Since 1 September 2007 students eligible for Dutch student finance who want to pursue all or part of their studies abroad have been able to apply for financial assistance. This gives them maximum freedom to pick the course of their choice. However, all courses abroad must meet Dutch quality standards. The requirements are monitored by Nuffic, the Dutch organisation for international cooperation in higher education. Students do not need to be registered at a Dutch higher education institution in order to be eligible for a grant. However, irrespective of the nationality they hold, they must have been legally resident in the Netherlands for at least three of the six years prior to commencing their studies. This requirement does not apply to migrant workers or their children.

Student finance is currently undergoing reform. For details of the government’s plans in this area, see chapter 14.3.

Higher education institutions have been given special funds with which to make financial provision for students whose progress has been delayed due to circumstances beyond their control or exceptional personal circumstances (course completion funds).

The figure below shows the number of higher education students receiving student finance. The statistics distinguish between students in the ‘standard phase’ (eligible for the basic grant, student travel pass, a loan and, under certain conditions, a supplementary grant) and those in the ‘loan phase’ (eligible for only the student travel pass and a loan).

Number of higher education students receiving student finance the Netherlands.jpg

Source: Trends in Beeld (only in Dutch available)

Fully Private Education

There are two types of recognised higher education institutions in the Netherlands: those funded by the government, which are listed in the Higher Education and Research Act (WHW), and recognised fully private institutions that do not receive government funding. To be recognised, fully privately-funded higher education institutions need to be approved by the Education Inspectorate and the Netherlands-Flanders Accreditation Organisation (NVAO). The certificates they award to graduates are equivalent to those awarded by publicly-funded institutions.

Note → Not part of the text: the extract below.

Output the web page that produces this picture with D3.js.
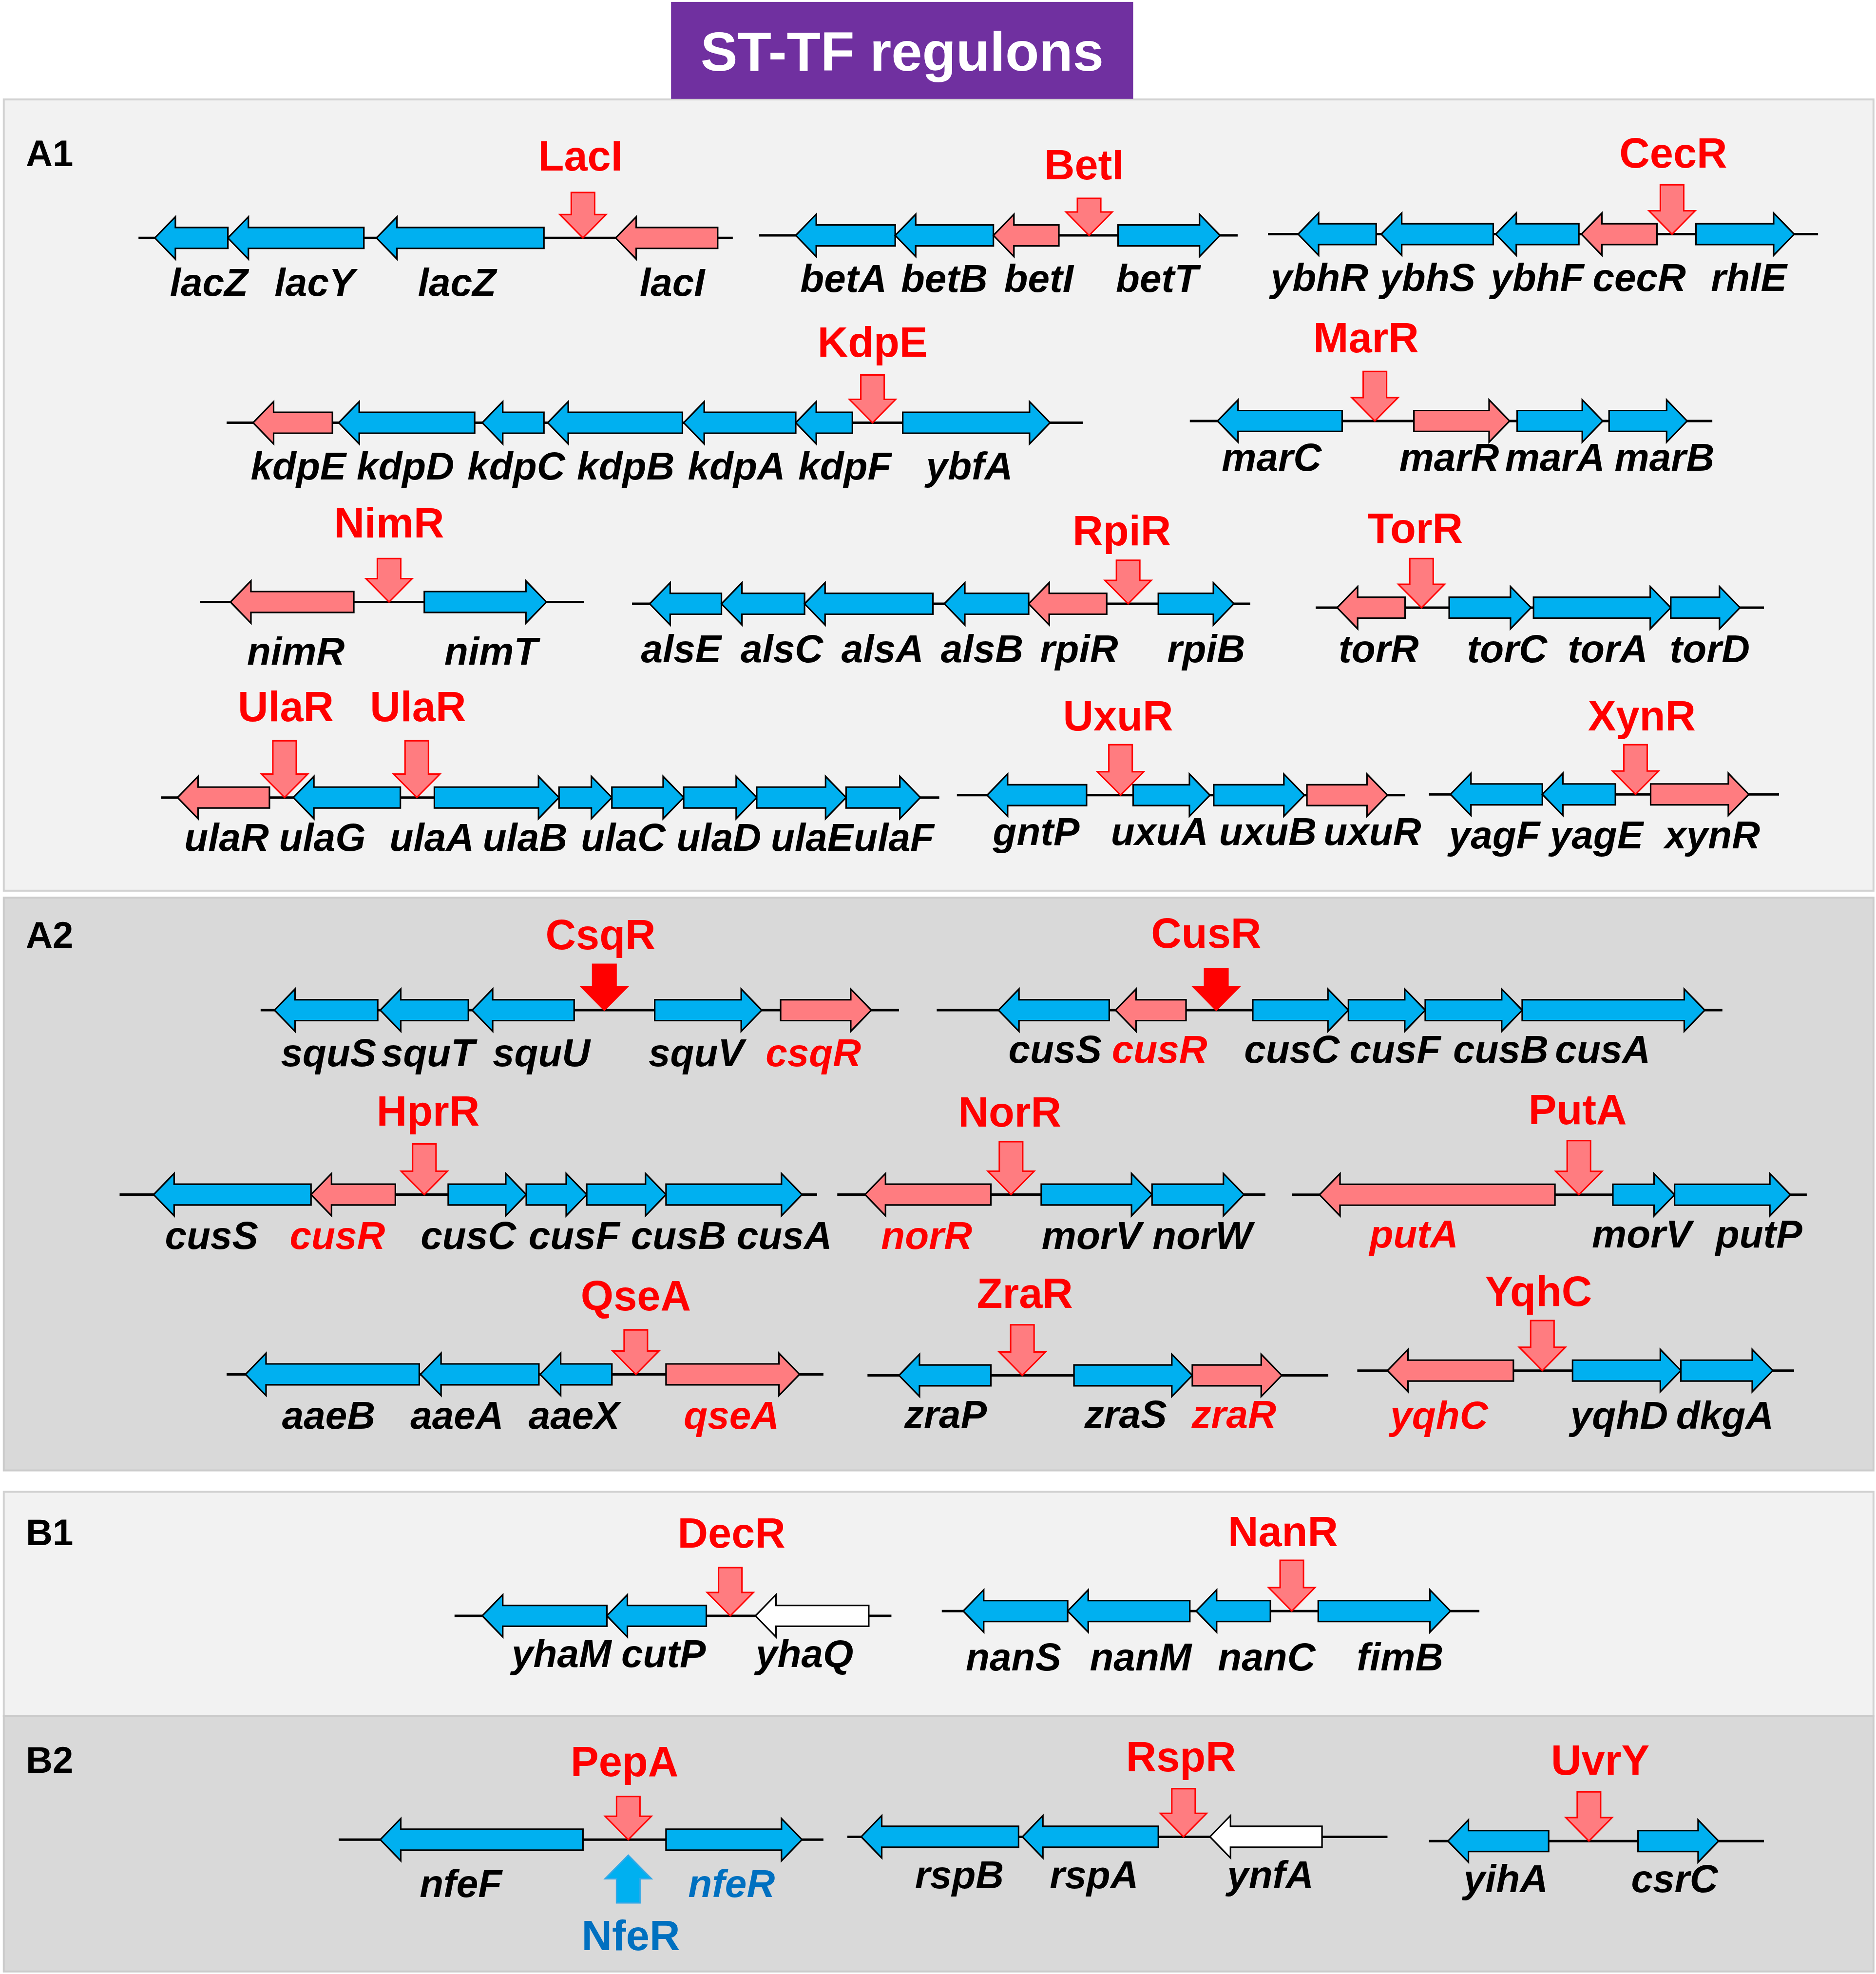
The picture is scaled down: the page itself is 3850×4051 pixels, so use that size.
<!DOCTYPE html>
<html>
<head>
<meta charset="utf-8">
<script src="https://cdn.jsdelivr.net/npm/d3@7"></script>
<style>
  body { margin: 0; background: #fff; }
  svg text { font-family: "Liberation Sans", Arial, sans-serif; font-weight: bold; }
</style>
</head>
<body>
<div id="chart"></div>
<script>

const panels = [
  { id: "A1", top: 79, bottom: 707.5, base: 132, tone: "light" },
  { id: "A2", top: 713, bottom: 1168, base: 752.7, tone: "dark" },
  { id: "B1", top: 1185, bottom: 1363, base: 1227.5, tone: "light" },
  { id: "B2", top: 1363, bottom: 1566, base: 1408, tone: "dark" }
];

// gene = [name, tail, tip, role, label x]; role t = target, r = regulator gene, n = not bound
const operonsA1 = [
  { tf: [["LacI", 463, 461]], line: [110, 582], y: 189, labelY: 235, tfY: 135.6, top: 152.9,
    genes: [["lacZ", 181, 123, "t", 166], ["lacY", 289, 181, "t", 250], ["lacZ", 432, 299, "t", 363], ["lacI", 570, 489, "r", 534]] },
  { tf: [["BetI", 865, 861]], line: [603, 983], y: 187, labelY: 232, tfY: 142.5, top: 157.5,
    genes: [["betA", 711, 632, "t", 670], ["betB", 789, 711, "t", 750], ["betI", 841, 789, "r", 825], ["betT", 888, 969, "t", 919]] },
  { tf: [["CecR", 1328, 1329]], line: [1007, 1444], y: 186, labelY: 231, tfY: 133, top: 146.8,
    genes: [["ybhR", 1093, 1031, "t", 1048], ["ybhS", 1186, 1097, "t", 1134], ["ybhF", 1254, 1188, "t", 1221],
            ["cecR", 1316, 1256, "r", 1302], ["rhlE", 1347, 1425, "t", 1389]] },
  { tf: [["KdpE", 693, 693]], line: [180, 860], y: 335.8, labelY: 381, tfY: 283.5, top: 297.8,
    genes: [["kdpE", 264, 201, "r", 237], ["kdpD", 377, 269, "t", 322], ["kdpC", 432, 383, "t", 410], ["kdpB", 542, 435, "t", 497],
            ["kdpA", 632, 543, "t", 585], ["kdpF", 677, 632, "t", 671], ["ybfA", 717, 834, "t", 770]] },
  { tf: [["MarR", 1092, 1085]], line: [945, 1360], y: 334.4, labelY: 374, tfY: 280, top: 295,
    genes: [["marC", 1066, 967, "t", 1010], ["marR", 1123, 1199, "r", 1151], ["marA", 1205, 1273, "t", 1235], ["marB", 1278, 1340, "t", 1322]] },
  { tf: [["NimR", 309, 309]], line: [159, 464], y: 478.2, labelY: 528, tfY: 427, top: 443.7,
    genes: [["nimR", 281, 183, "r", 235], ["nimT", 337, 434, "t", 390]] },
  { tf: [["RpiR", 896, 891]], line: [502, 993], y: 479.6, labelY: 526, tfY: 433, top: 445,
    genes: [["alsE", 573, 516, "t", 541], ["alsC", 639, 573, "t", 621], ["alsA", 741, 639, "t", 701], ["alsB", 817, 750, "t", 780],
            ["rpiR", 879, 817, "r", 857], ["rpiB", 920, 980, "t", 958]] },
  { tf: [["TorR", 1129, 1124]], line: [1045, 1401], y: 482.7, labelY: 526, tfY: 431, top: 443.7,
    genes: [["torR", 1116, 1062, "r", 1095], ["torC", 1151, 1216, "t", 1197], ["torA", 1218, 1327, "t", 1277], ["torD", 1327, 1382, "t", 1358]] },
  { tf: [["UlaR", 226, 227], ["UlaR", 331, 332]], line: [128, 746], y: 633.5, labelY: 676, tfY: 573, top: 588.4,
    genes: [["ulaR", 214, 141, "r", 180], ["ulaG", 318, 233, "t", 256], ["ulaA", 345, 444, "t", 343], ["ulaB", 444, 486, "t", 417],
            ["ulaC", 486, 543, "t", 495], ["ulaD", 543, 601, "t", 571], ["ulaE", 601, 672, "t", 645], ["ulaF", 672, 731, "t", 710]] },
  { tf: [["UxuR", 890, 888]], line: [760, 1116], y: 631.6, labelY: 671, tfY: 580.4, top: 591.5,
    genes: [["gntP", 863, 784, "t", 823], ["uxuA", 900, 961, "t", 921], ["uxuB", 964, 1036, "t", 1007], ["uxuR", 1038, 1102, "r", 1090]] },
  { tf: [["XynR", 1299, 1304]], line: [1135, 1413], y: 631, labelY: 674, tfY: 580.4, top: 591.5,
    genes: [["yagF", 1225, 1152, "t", 1187], ["yagE", 1283, 1225, "t", 1268], ["xynR", 1311, 1389, "r", 1360]] }
];

const operonsA2 = [
  { tf: [["CsqR", 480, 477]], strong: true, line: [207, 714], y: 802.4, labelY: 847, tfY: 754, top: 766,
    genes: [["squS", 300, 218, "t", 261], ["squT", 372, 302, "t", 340], ["squU", 456, 375, "t", 430],
            ["squV", 520, 605, "t", 553], ["csqR", 620, 692, "r", 646]] },
  { tf: [["CusR", 966, 958]], strong: true, line: [744, 1368], y: 802.4, labelY: 844, tfY: 753, top: 769.5,
    genes: [["cusS", 881, 793, "t", 838], ["cusR", 942, 886, "r", 921], ["cusC", 995, 1071, "t", 1026], ["cusF", 1071, 1132, "t", 1108],
            ["cusB", 1132, 1209, "t", 1192], ["cusA", 1209, 1354, "t", 1273]] },
  { tf: [["HprR", 337, 340]], line: [95, 649], y: 948.9, labelY: 992, tfY: 894, top: 908.6,
    genes: [["cusS", 247, 122, "t", 168], ["cusR", 314, 247, "r", 268], ["cusC", 356, 418, "t", 372], ["cusF", 418, 466, "t", 456],
            ["cusB", 466, 529, "t", 539], ["cusA", 529, 637, "t", 623]] },
  { tf: [["NorR", 803, 802]], line: [665, 1005], y: 948.9, labelY: 992, tfY: 894.8, top: 906.9,
    genes: [["norR", 787, 687, "r", 736], ["morV", 827, 915, "t", 867], ["norW", 915, 988, "t", 955]] },
  { tf: [["PutA", 1254, 1253]], line: [1026, 1435], y: 949, labelY: 991, tfY: 893, top: 906,
    genes: [["putA", 1235, 1048, "r", 1123], ["morV", 1281, 1330, "t", 1304], ["putP", 1330, 1422, "t", 1397]] },
  { tf: [["QseA", 505, 505]], line: [180, 654], y: 1091.7, labelY: 1135, tfY: 1040.8, top: 1056.4,
    genes: [["aaeB", 333, 195, "t", 261], ["aaeA", 428, 334, "t", 363], ["aaeX", 486, 429, "t", 456], ["qseA", 529, 635, "r", 581]] },
  { tf: [["ZraR", 812, 814]], line: [689, 1055], y: 1092.5, labelY: 1134, tfY: 1038.7, top: 1052.3,
    genes: [["zraP", 787, 714, "t", 751], ["zraS", 853, 947, "t", 894], ["zraR", 947, 1018, "r", 980]] },
  { tf: [["YqhC", 1225, 1222]], line: [1078, 1425], y: 1088.7, labelY: 1135, tfY: 1037.4, top: 1048.9,
    genes: [["yqhC", 1202, 1102, "r", 1143], ["yqhD", 1249, 1335, "t", 1286], ["dkgA", 1335, 1408, "t", 1370]] }
];

const operonsB1 = [
  { tf: [["DecR", 580, 581]], line: [361, 708], y: 1283.5, labelY: 1324, tfY: 1229.3, top: 1245.2,
    genes: [["yhaM", 482, 383, "t", 446], ["cutP", 561, 482, "t", 527], ["yhaQ", 690, 600, "n", 639]] },
  { tf: [["NanR", 1026, 1019]], line: [748, 1175], y: 1279.7, labelY: 1327, tfY: 1228, top: 1239.4,
    genes: [["nanS", 848, 765, "t", 805], ["nanM", 945, 848, "t", 906], ["nanC", 1009, 950, "t", 1006], ["fimB", 1047, 1152, "t", 1112]] }
];

const operonsB2 = [
  { tf: [["PepA", 499, 496]], up: ["NfeR", 499, 501], line: [269, 654], y: 1461.3, labelY: 1507, tfY: 1410.7, top: 1427,
    genes: [["nfeF", 463, 302, "t", 366], ["nfeR", 529, 637, "t", 581]] },
  { tf: [["RspR", 940, 938]], line: [673, 1102], y: 1459, labelY: 1500, tfY: 1407, top: 1420.8,
    genes: [["rspB", 809, 684, "t", 762], ["rspA", 920, 812, "t", 869], ["ynfA", 1050, 961, "n", 1009]] },
  { tf: [["UvrY", 1262, 1271]], line: [1135, 1401], y: 1462.4, labelY: 1503, tfY: 1409.5, top: 1423.3,
    genes: [["yihA", 1230, 1150, "t", 1196], ["csrC", 1301, 1365, "t", 1330]] }
];

// gene names printed in the regulator colour
const redGeneLabels = ["csqR", "cusR", "norR", "putA", "qseA", "zraR", "yqhC"];
const blueGeneLabels = ["nfeR"];

const title = "ST-TF regulons";

// ---------------------------------------------------------------
const W = 3850, H = 4051;
const x = d3.scaleLinear().domain([0, 1490]).range([0, W]);
const y = d3.scaleLinear().domain([0, 1568]).range([0, H]);
const k = W / 1490;

const roleFill = { t: "#00B0F0", r: "#FF7C80", n: "#FFFFFF" };
const toneFill = { light: "#F2F2F2", dark: "#D9D9D9" };

const gene = { body: 8.3, head: 16.8, len: 16.3 };
const tfArrow = { shaft: 9.3, head: 18.4, len: 18.6 };

const svg = d3.select("#chart").append("svg")
    .attr("width", W)
    .attr("height", H)
    .attr("viewBox", `0 0 ${W} ${H}`);

svg.append("rect").attr("width", W).attr("height", H).attr("fill", "#fff");

// panels
const pg = svg.append("g");
pg.selectAll("rect")
  .data(panels)
  .enter().append("rect")
    .attr("x", x(3))
    .attr("y", d => y(d.top))
    .attr("width", x(1488) - x(3))
    .attr("height", d => y(d.bottom) - y(d.top))
    .attr("fill", d => toneFill[d.tone])
    .attr("stroke", d => d.tone === "light" ? "#D2D2D2" : "#CBCBCB")
    .attr("stroke-width", 4);

pg.selectAll("text")
  .data(panels)
  .enter().append("text")
    .attr("x", x(20.5))
    .attr("y", d => y(d.base))
    .style("font-size", (29.5 * k) + "px")
    .attr("fill", "#000")
    .text(d => d.id);

// title
svg.append("rect")
    .attr("x", x(533)).attr("y", y(1.5))
    .attr("width", x(900) - x(533)).attr("height", y(78.5) - y(1.5))
    .attr("fill", "#7030A0");
svg.append("text")
    .attr("x", x(716.5)).attr("y", y(56))
    .attr("text-anchor", "middle")
    .style("font-size", (44 * k) + "px")
    .attr("fill", "#fff")
    .text(title);

function genePoints(tail, tip, yc) {
  const dir = tip > tail ? 1 : -1;
  const hb = tip - dir * gene.len;
  return [
    [tail, yc - gene.body], [hb, yc - gene.body], [hb, yc - gene.head], [tip, yc],
    [hb, yc + gene.head], [hb, yc + gene.body], [tail, yc + gene.body]
  ].map(p => [x(p[0]), y(p[1])].join(",")).join(" ");
}

// vertical block arrow, from "from" (tail) to "to" (tip)
function tfPoints(cx, from, to) {
  const dir = to > from ? 1 : -1;
  const hb = to - dir * tfArrow.len;
  return [
    [cx - tfArrow.shaft, from], [cx + tfArrow.shaft, from], [cx + tfArrow.shaft, hb], [cx + tfArrow.head, hb],
    [cx, to], [cx - tfArrow.head, hb], [cx - tfArrow.shaft, hb]
  ].map(p => [x(p[0]), y(p[1])].join(",")).join(" ");
}

function labelColour(name) {
  if (redGeneLabels.includes(name)) return "#FF0000";
  if (blueGeneLabels.includes(name)) return "#0070C0";
  return "#000";
}

const allOperons = [].concat(operonsA1, operonsA2, operonsB1, operonsB2);

const og = svg.append("g").selectAll("g")
  .data(allOperons)
  .enter().append("g");

// backbone line
og.append("line")
    .attr("x1", d => x(d.line[0]))
    .attr("x2", d => x(d.line[1]))
    .attr("y1", d => y(d.y))
    .attr("y2", d => y(d.y))
    .attr("stroke", "#000")
    .attr("stroke-width", 5);

// genes
og.each(function(op) {
  const g = d3.select(this);
  g.selectAll("polygon.gene")
    .data(op.genes)
    .enter().append("polygon")
      .attr("class", "gene")
      .attr("points", d => genePoints(d[1], d[2], op.y))
      .attr("fill", d => roleFill[d[3]])
      .attr("stroke", "#000")
      .attr("stroke-width", 3.2)
      .attr("stroke-linejoin", "miter");

  g.selectAll("text.gene")
    .data(op.genes)
    .enter().append("text")
      .attr("class", "gene")
      .attr("x", d => x(d[4]))
      .attr("y", y(op.labelY))
      .attr("text-anchor", "middle")
      .style("font-style", "italic")
      .style("font-size", (31 * k) + "px")
      .attr("fill", d => labelColour(d[0]))
      .text(d => d[0]);

  // binding regulators
  g.selectAll("polygon.tf")
    .data(op.tf)
    .enter().append("polygon")
      .attr("class", "tf")
      .attr("points", d => tfPoints(d[1], op.top, op.y))
      .attr("fill", op.strong ? "#FF0000" : "#FF7C80")
      .attr("stroke", "#FF0000")
      .attr("stroke-width", 3);

  g.selectAll("text.tf")
    .data(op.tf)
    .enter().append("text")
      .attr("class", "tf")
      .attr("x", d => x(d[2]))
      .attr("y", y(op.tfY))
      .attr("text-anchor", "middle")
      .style("font-size", (33.5 * k) + "px")
      .attr("fill", "#FF0000")
      .text(d => d[0]);

  if (op.up) {
    g.append("polygon")
      .attr("points", tfPoints(op.up[1], 1511.5, 1473.7))
      .attr("fill", "#00B0F0")
      .attr("stroke", "#2FA8E8")
      .attr("stroke-width", 3);
    g.append("text")
      .attr("x", x(op.up[2]))
      .attr("y", y(1549))
      .attr("text-anchor", "middle")
      .style("font-size", (33.5 * k) + "px")
      .attr("fill", "#0070C0")
      .text(op.up[0]);
  }
});
</script>
</body>
</html>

The quality of individual higher education courses is monitored through the accreditation system, which is managed by the Netherlands-Flanders Accreditation Organisation (NVAO). Only courses approved and accredited by the NVAO are eligible for recognition and qualify for government funding. The Education Inspectorate monitors the functioning of the accreditation system as a whole. All legally recognised courses at universities and HBO institutions are listed in the Central Register of Higher Education Study Programmes (CROHO).

Not being funded by government, fully private institutions are completely dependent on third-party contributions, including from students and their families. This means tuition fees are usually higher than at publicly-funded institutions. Fees vary from one institution to another. The boards of higher education institutions are free to decide how this income is spent.

Experimenting with an open system for higher education

The Ministry of Education, Culture and Science is currently experimenting with an open system for higher education, allowing fully privately-funded institutions to fund courses temporarily from government grants under the same conditions as publicly-funded institutions. The experiment is open to private institutions such as the distance-learning institutions LOI and NTI, which would not normally be eligible for central government funding

The purpose of the experiment is to investigate the effects of an open system on the quality and accessibility of higher education. A total of 18 educational institutions are involved. The study will continue until 2015 to enable long-term effects to be identified, such as those related to the labour market.